Am Freitagmorgen hat der 56-jährige Angeklagte in der JVA Ossendorf sich das Leben genommen. Eigentlich war für Freitag die Urteilsverkündung vorgesehen.
Vor UrteilsverkündungAngeklagter im „Lynchmob“-Prozess begeht Selbstmord
Tragische Entwicklung in einem Prozess um den sogenannten „Lynchmob“ von Höhenberg: Ein 56 Jahre alter Angeklagter hat Selbstmord begangen. Für Freitag wurde die Urteilsverkündigung für den nunmehr Toten und seinen an der Tat beteiligten Sohn erwartet. Der Gerichtstermin ist aufgeschoben.
Wie die Vorsitzende der 11. Großen Strafkammer, Sabine Kretzschmar am Freitagnachmittag mitteilte, hatte der 56-Jährige am Morgen einen Selbsttötungsversuch in der JVA-Ossendorf unternommen. „Uns hat jetzt die traurige Nachricht erreicht, dass Herr S. verstorben ist“, sagte die Richterin weiter. Laut Landgerichtssprecher Prof. Jan F. Orth, war der Mann zunächst noch lebend aufgefunden und in ein Krankenhaus verbracht worden. Die Urteilsverkündung gegen den 23-jährigen Sohn des Verstorbenen wurde wegen dessen Verhandlungsunfähigkeit verschoben. Der Mann erlitt dem Vernehmen nach einen Schock.
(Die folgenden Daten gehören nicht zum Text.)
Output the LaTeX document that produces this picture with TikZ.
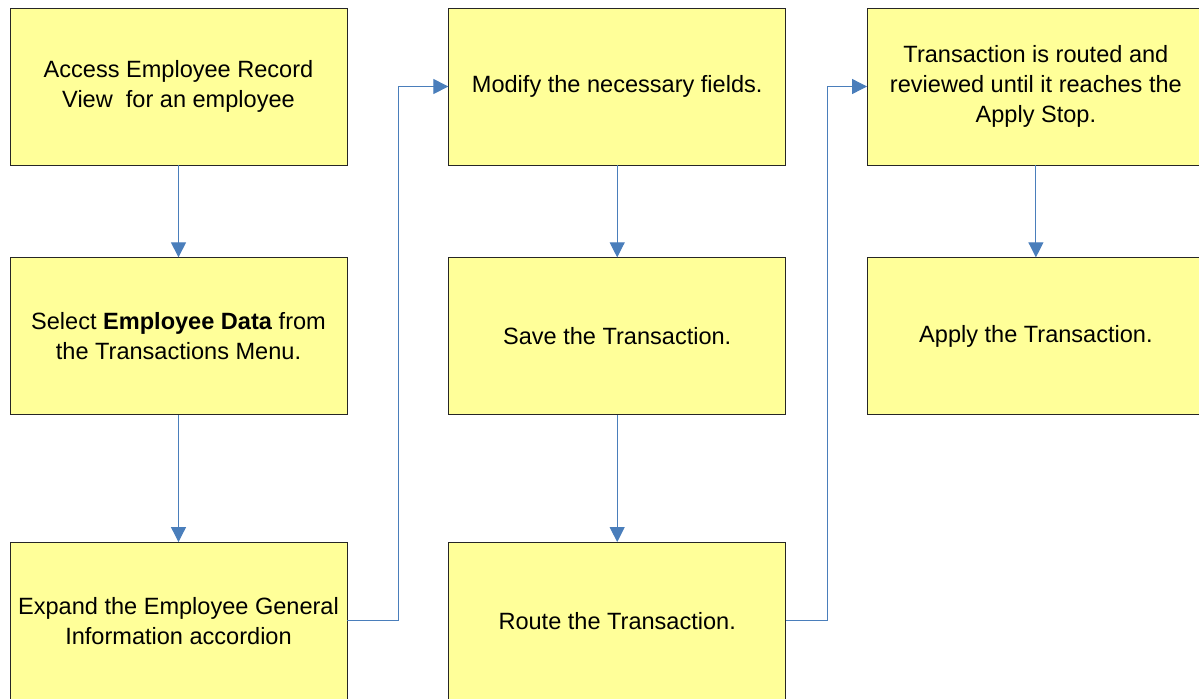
\documentclass[tikz,border=0pt]{standalone}
\usepackage{fontspec}
\setmainfont{Liberation Sans}
\usepackage{tikz}
\usetikzlibrary{positioning,arrows.meta}
\definecolor{amarillo}{HTML}{FFFF99}
\definecolor{azulflecha}{HTML}{4A7EBB}
\tikzstyle{caja} = [rectangle,minimum width=6.74cm,minimum height=3.14cm,align=center,inner sep=0pt,draw=black!85,fill=amarillo,text=black]
\tikzstyle{flecha} = [azulflecha,semithick,-{Triangle[length=0.3cm,width=0.3cm]}]

\begin{document}
\begin{tikzpicture}
\tikzstyle{every node}=[font=\fontsize{13.4}{17}\selectfont]
\useasboundingbox (0,0) rectangle (23.98,-13.96);
\clip (0,0) rectangle (23.98,-13.96);

% first column
\node (access) [caja] at (3.57,-1.73) {Access Employee Record\\View~ for an employee};
\node (select) [caja,below=1.84cm of access] {Select \textbf{Employee Data} from\\the Transactions Menu.};
\node (expand) [caja,below=2.54cm of select] {Expand the Employee General\\Information accordion};

% second column
\node (modify) [caja,right=2.02cm of access] {Modify the necessary fields.};
\node (save)   [caja,below=1.84cm of modify] {Save the Transaction.};
\node (route)  [caja,below=2.54cm of save] {Route the Transaction.};

% third column
\node (routed) [caja,right=1.62cm of modify] {Transaction is routed and\\reviewed until it reaches the\\Apply Stop.};
\node (apply)  [caja,below=1.84cm of routed] {Apply the Transaction.};

\draw[flecha] (access) -- (select);
\draw[flecha] (select) -- (expand);
\draw[flecha] (expand.east) -- ++(1.02,0) |- (modify.west);
\draw[flecha] (modify) -- (save);
\draw[flecha] (save) -- (route);
\draw[flecha] (route.east) -- ++(0.82,0) |- (routed.west);
\draw[flecha] (routed) -- (apply);

\end{tikzpicture}
\end{document}
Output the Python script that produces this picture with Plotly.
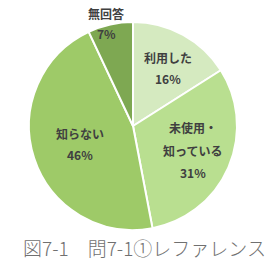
import plotly.graph_objects as go

categories = ["利用した", "未使用・知っている", "知らない", "無回答"]
values = [16, 31, 46, 7]
colors = ["#d5eac0", "#b9df90", "#9eca68", "#7ea852"]
label_lines = [["利用した", "16%"], ["未使用・", "知っている", "31%"], ["知らない", "46%"], ["無回答", "7%"]]
label_px = [[(168, 57), (168, 78)], [(193, 127), (192, 150), (193, 172)], [(80, 133), (80, 154)], [(106, 13), (106, 34)]]
caption = "図7-1　問7-1①レファレンス"

W, H = 277, 271
fig = go.Figure(go.Pie(
    labels=categories, values=values, sort=False, direction="clockwise", rotation=0,
    marker=dict(colors=colors, line=dict(color="white", width=2)),
    textinfo="none", hoverinfo="label+percent", showlegend=False,
    domain=dict(x=[29 / W, 237 / W], y=[1 - 230 / H, 1 - 22 / H]),
))

anns = []
for lines, pts in zip(label_lines, label_px):
    for t, (px, py) in zip(lines, pts):
        anns.append(dict(text=t, x=px / W, y=1 - py / H, xref="paper", yref="paper",
                         xanchor="center", yanchor="middle", showarrow=False,
                         font=dict(size=12, color="#404040", family="Noto Sans CJK JP", weight=700)))
anns.append(dict(text=caption, x=144 / W, y=1 - 247 / H, xref="paper", yref="paper",
                 xanchor="center", yanchor="middle", showarrow=False,
                 font=dict(size=19, color="#707070", family="Noto Sans CJK JP", weight=300)))

fig.update_layout(width=W, height=H, margin=dict(l=0, r=0, t=0, b=0),
                  paper_bgcolor="white", plot_bgcolor="white", annotations=anns)
fig.write_html("out.html")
Lebenslange Haftstrafen gefordert
Erst am Mittwoch hatte die Staatsanwaltschaft für beide Angeklagten lebenslange Freiheitsstrafen wegen gemeinschaftlichen heimtückischen Mordes aus niedrigen Beweggründen gefordert. Zudem hatte die Anklage die Feststellung der besonderen Schwere der Schuld beantragt. In seinem „letzten Wort“ hatte der 56-Jährige verzweifelt über Minuten seine Unschuld beteuert. „Ich habe nichts getan“, rief der Mann immer wieder mit tränenerstickter, schriller Stimme. „Gott weiß, dass ich nichts getan habe“, hatte der schwerkranke Mann geschlossen.
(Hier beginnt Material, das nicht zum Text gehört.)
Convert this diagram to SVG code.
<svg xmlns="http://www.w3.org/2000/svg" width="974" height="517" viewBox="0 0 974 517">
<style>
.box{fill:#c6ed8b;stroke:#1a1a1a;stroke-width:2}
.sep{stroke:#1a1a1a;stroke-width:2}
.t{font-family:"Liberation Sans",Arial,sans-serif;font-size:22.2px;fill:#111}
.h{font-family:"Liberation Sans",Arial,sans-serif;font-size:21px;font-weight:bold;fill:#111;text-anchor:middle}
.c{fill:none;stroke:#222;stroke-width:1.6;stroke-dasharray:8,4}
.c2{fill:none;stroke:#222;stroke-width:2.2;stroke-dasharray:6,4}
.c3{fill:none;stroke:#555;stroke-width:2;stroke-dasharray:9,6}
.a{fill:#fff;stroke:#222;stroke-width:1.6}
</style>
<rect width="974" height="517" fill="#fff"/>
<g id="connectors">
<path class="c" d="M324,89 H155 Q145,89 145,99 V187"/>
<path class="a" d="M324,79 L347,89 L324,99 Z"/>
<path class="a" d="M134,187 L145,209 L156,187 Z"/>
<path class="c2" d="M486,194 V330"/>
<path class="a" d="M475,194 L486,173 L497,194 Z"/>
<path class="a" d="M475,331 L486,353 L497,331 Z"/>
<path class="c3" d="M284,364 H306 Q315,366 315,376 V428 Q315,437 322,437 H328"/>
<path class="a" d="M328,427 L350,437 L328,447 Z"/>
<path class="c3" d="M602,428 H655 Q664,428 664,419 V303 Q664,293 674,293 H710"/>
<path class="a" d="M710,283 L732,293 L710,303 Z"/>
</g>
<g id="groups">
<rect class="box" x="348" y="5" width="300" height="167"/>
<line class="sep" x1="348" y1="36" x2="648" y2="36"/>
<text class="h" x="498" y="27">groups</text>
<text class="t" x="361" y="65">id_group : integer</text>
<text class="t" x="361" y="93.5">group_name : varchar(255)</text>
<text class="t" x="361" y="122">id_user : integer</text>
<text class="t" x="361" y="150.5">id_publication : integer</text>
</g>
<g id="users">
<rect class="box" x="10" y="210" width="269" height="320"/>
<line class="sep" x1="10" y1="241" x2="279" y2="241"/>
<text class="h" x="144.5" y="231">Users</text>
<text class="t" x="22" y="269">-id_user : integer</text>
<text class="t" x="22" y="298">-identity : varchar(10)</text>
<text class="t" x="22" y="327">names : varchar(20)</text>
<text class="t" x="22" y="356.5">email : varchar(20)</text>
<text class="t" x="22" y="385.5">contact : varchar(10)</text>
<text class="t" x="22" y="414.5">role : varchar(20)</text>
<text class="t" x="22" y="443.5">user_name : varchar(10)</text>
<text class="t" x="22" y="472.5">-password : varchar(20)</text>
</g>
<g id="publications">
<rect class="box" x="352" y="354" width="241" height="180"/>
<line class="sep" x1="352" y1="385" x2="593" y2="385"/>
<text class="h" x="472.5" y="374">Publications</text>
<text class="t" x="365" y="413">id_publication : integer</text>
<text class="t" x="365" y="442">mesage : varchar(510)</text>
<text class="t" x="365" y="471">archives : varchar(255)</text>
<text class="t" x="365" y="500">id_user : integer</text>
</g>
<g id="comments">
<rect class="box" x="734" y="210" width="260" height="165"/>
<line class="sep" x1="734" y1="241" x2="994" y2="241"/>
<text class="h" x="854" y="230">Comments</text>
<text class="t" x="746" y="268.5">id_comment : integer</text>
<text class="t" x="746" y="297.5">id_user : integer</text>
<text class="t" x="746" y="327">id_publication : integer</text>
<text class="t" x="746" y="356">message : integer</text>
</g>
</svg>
Der Verstorbene und sein Sohn sollen laut Staatsanwaltschaft am Rachemord an einem 37-Jährigen beteiligt gewesen sein, der im März 2022 von rund 30 Tätern auf offener Straße am helllichten Tag in Höhenberg begangen worden war. Mit Fäusten und mindestens einem Messer und einem Hammer war der 37-Jährige angegriffen und erheblich verletzt worden. Der Vater von zwei jungen Töchtern war wenige Tage später in einem Krankenhaus verstorben. Grund für die Tat war ein Video des Bruders des Opfers, in dem dieser die Großfamilie der Täter beleidigt und massiv bedroht hatte. Da der Mann sich aber in Serbien aufhielt, sollen die Täter den in Höhenberg lebenden Bruder zum Ziel ihrer Rache auserkoren haben.
Der Prozess gegen den 23-Jährigen und seinem nun verstorbenen Vater hatte im März begonnen. Noch zwei weitere Verfahren in dem Fall sind derzeit am Landgericht anhängig. Die Staatsanwaltschaft führt insgesamt 36 Beschuldigte – die meisten davon sind flüchtig.
Derweil ist die Feindschaft zwischen den beiden Großfamilien noch nicht abgekühlt. Im April erst waren insgesamt sechs Angehörige der beiden Familien auf der Ehrenstraße aneinander geraten — ebenfalls wie im März 2022 in Höhenberg am helllichten Tag und trotz zahlreicher Passanten. Dabei waren zwei Angehörige der mutmaßlichen Täterfamilie von Höhenberg mit Messern verletzt worden.